# STATED TASK
Restate the full listing word for word and leave the pictures out.

# DATA EXTRACT
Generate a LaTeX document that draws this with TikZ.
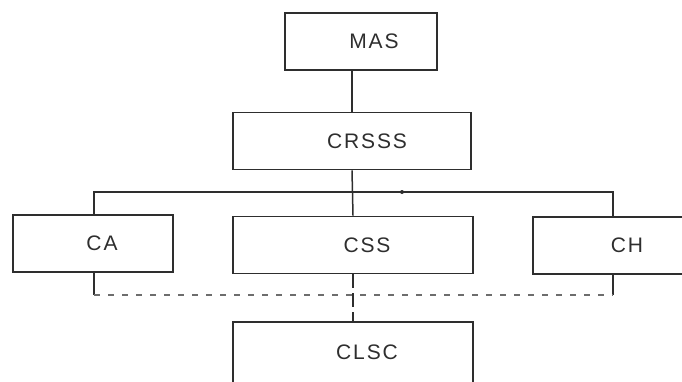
\documentclass[tikz,border=0pt]{standalone}
\usepackage{fontspec}
\setmainfont{Liberation Sans}[LetterSpace=9]
\usepackage{tikz}
\usetikzlibrary{calc,positioning}
\definecolor{ink}{gray}{0.18}
\tikzset{%
	unit/.style  = {draw=ink, line width=1.8pt, rectangle, minimum height=57pt, inner sep=0pt},
	tag/.style   = {font=\fontsize{21}{24}\selectfont, text=ink},
	link/.style  = {draw=ink, line width=1.5pt},
	loose/.style = {draw=ink!70, line width=1.4pt, dash pattern=on 6pt off 8pt},
}
\begin{document}
\begin{tikzpicture}[x=1pt,y=-1pt]
	\useasboundingbox (0,0) rectangle (682,381);
	% boxes
	\node[unit, minimum width=152pt, label={[tag,xshift=13pt]center:MAS}] (mas) at (361,41.5) {};
	\node[unit, minimum width=238pt, label={[tag,xshift=15pt]center:CRSSS}] (crsss) at (352,141) {};
	\node[unit, minimum width=160pt, label={[tag,xshift=9pt]center:CA}] (ca) at (93,243.5) {};
	\node[unit, minimum width=240pt, label={[tag,xshift=14pt]center:CSS}] (css) at (353,245) {};
	\node[unit, minimum width=188pt, label={[tag]center:CH}] (ch) at (627,245.5) {};
	\node[unit, minimum width=240pt, minimum height=66pt, label={[tag,xshift=14pt,yshift=3pt]center:CLSC}] (clsc) at (353,355) {};
	% bus
	\coordinate (busL) at (94,192);
	\coordinate (busR) at (613,192);
	\coordinate (lowL) at (94,295);
	\coordinate (lowR) at (613,295);
	\draw[link] (mas.south -| crsss) -- (crsss.north);
	\draw[link] (crsss.south) -- (css.north);
	\draw[link] (ca.north -| busL) -- (busL) -- (busR) -- (ch.north -| busR);
	\fill[ink] (402,192) circle (2);
	% lower links
	\draw[link] (ca.south -| lowL) -- (lowL);
	\draw[link] (ch.south -| lowR) -- (lowR);
	\draw[loose] (lowL) -- (lowR);
	\draw[link, dash pattern=on 14pt off 5pt] (css.south) -- (clsc.north);
\end{tikzpicture}
\end{document}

# EXPECTED ANSWER
Generate a LaTeX document that draws this with TikZ.
\documentclass[tikz,border=0pt]{standalone}
\usepackage{fontspec}
\setmainfont{Liberation Sans}[LetterSpace=9]
\usepackage{tikz}
\usetikzlibrary{calc,positioning}
\definecolor{ink}{gray}{0.18}
\tikzset{%
	unit/.style  = {draw=ink, line width=1.8pt, rectangle, minimum height=57pt, inner sep=0pt},
	tag/.style   = {font=\fontsize{21}{24}\selectfont, text=ink},
	link/.style  = {draw=ink, line width=1.5pt},
	loose/.style = {draw=ink!70, line width=1.4pt, dash pattern=on 6pt off 8pt},
}
\begin{document}
\begin{tikzpicture}[x=1pt,y=-1pt]
	\useasboundingbox (0,0) rectangle (682,381);
	% boxes
	\node[unit, minimum width=152pt, label={[tag,xshift=13pt]center:MAS}] (mas) at (361,41.5) {};
	\node[unit, minimum width=238pt, label={[tag,xshift=15pt]center:CRSSS}] (crsss) at (352,141) {};
	\node[unit, minimum width=160pt, label={[tag,xshift=9pt]center:CA}] (ca) at (93,243.5) {};
	\node[unit, minimum width=240pt, label={[tag,xshift=14pt]center:CSS}] (css) at (353,245) {};
	\node[unit, minimum width=188pt, label={[tag]center:CH}] (ch) at (627,245.5) {};
	\node[unit, minimum width=240pt, minimum height=66pt, label={[tag,xshift=14pt,yshift=3pt]center:CLSC}] (clsc) at (353,355) {};
	% bus
	\coordinate (busL) at (94,192);
	\coordinate (busR) at (613,192);
	\coordinate (lowL) at (94,295);
	\coordinate (lowR) at (613,295);
	\draw[link] (mas.south -| crsss) -- (crsss.north);
	\draw[link] (crsss.south) -- (css.north);
	\draw[link] (ca.north -| busL) -- (busL) -- (busR) -- (ch.north -| busR);
	\fill[ink] (402,192) circle (2);
	% lower links
	\draw[link] (ca.south -| lowL) -- (lowL);
	\draw[link] (ch.south -| lowR) -- (lowR);
	\draw[loose] (lowL) -- (lowR);
	\draw[link, dash pattern=on 14pt off 5pt] (css.south) -- (clsc.north);
\end{tikzpicture}
\end{document}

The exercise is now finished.